In its concepts statement, PCAOB cautioned in drawing the conclusion that audit quality suffers following an auditor change. The report notes that at the end of the mandatory fixed-term appointment, the outgoing auditor may not have incentives to perform high-quality audits since they cannot be reappointed.

These and other research results are mixed regarding whether audit quality improves following mandatory rotation. Some research suggests that a strengthening of the audit committee responsibilities can enhance audit quality without the need to rotate auditors. Others suggest that focusing on professional skepticism, which would include objectivity and impartiality, can mitigate low-effort audits.

Results Are Mixed

An important consideration in evaluating the arguments for and against the mandatory rotation of audit firms is whether it would lead to an increase in audit quality. The research results are mixed.

An important question is: Does the attempt to assure greater independence and objectivity outweigh the cost of switching? While audit firm rotation may strengthen the appearance of independence among financial statement users, evidence to support it is lacking.

PCAOB should carefully review the experiences of European Union countries to assess the costs and benefits of rotation. After all, if it is working in the EU then perhaps it can also work in the U.S as well.

Summary of the Arguments for and Against Mandatory Audit Firm Rotation

Benefits of Rotating at Set Time Periods:

  • Reduces potential conflicts of interest because of a familiarity threat to independence.
  • Provides a check against the lack of independence in appearance because of the ?long tenure of an audit firm.
  • Enhances objectivity, impartiality and professional skepticism by getting fresh eyes after a long period of time.
  • Counteracts the professional judgment biases that develop over time, including confirmation bias, anchoring and availability bias.
  • Reduces the incentive to gain favor with client’s management in order to retain ?the firm. 
  • Lessens the pressure to support client decisions because of impending rotation.
  • Counteracts audit decisions to smooth over problem areas to retain the client over ?the long term.
  • Encourages competition and can help to maintain the public’s trust.

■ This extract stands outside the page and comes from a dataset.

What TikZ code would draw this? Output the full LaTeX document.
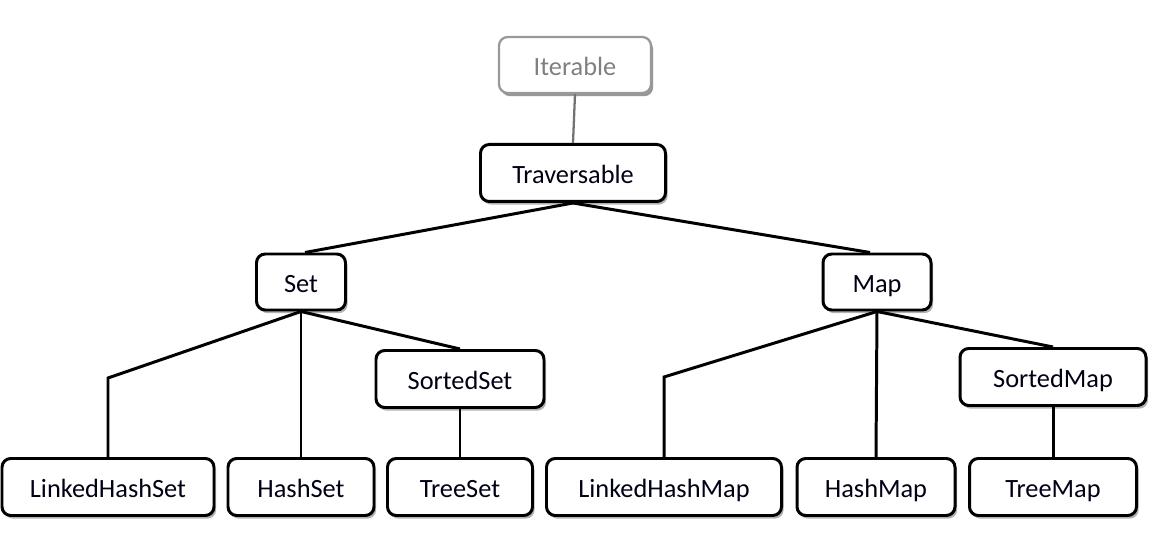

Costs of Rotating at Set Time Periods:

  • Increased costs for the client to get the new audit firm up to speed since firms develop an expertise and institutional knowledge over a long-term relationship.
  • Reduced time horizon over which an audit firm can recover the benefits from acquiring client-specific knowledge.
  • Potential reduction in effort during the final year of the audit because rotation is imminent. 
  • Steep learning curve for the new audit firm to gain knowledge about the client’s business and industry dynamics.
  • Limited choices of audit firms that have the resources to audit large public companies.
  • Possibility of unintended consequences, including an adverse impact on audit quality.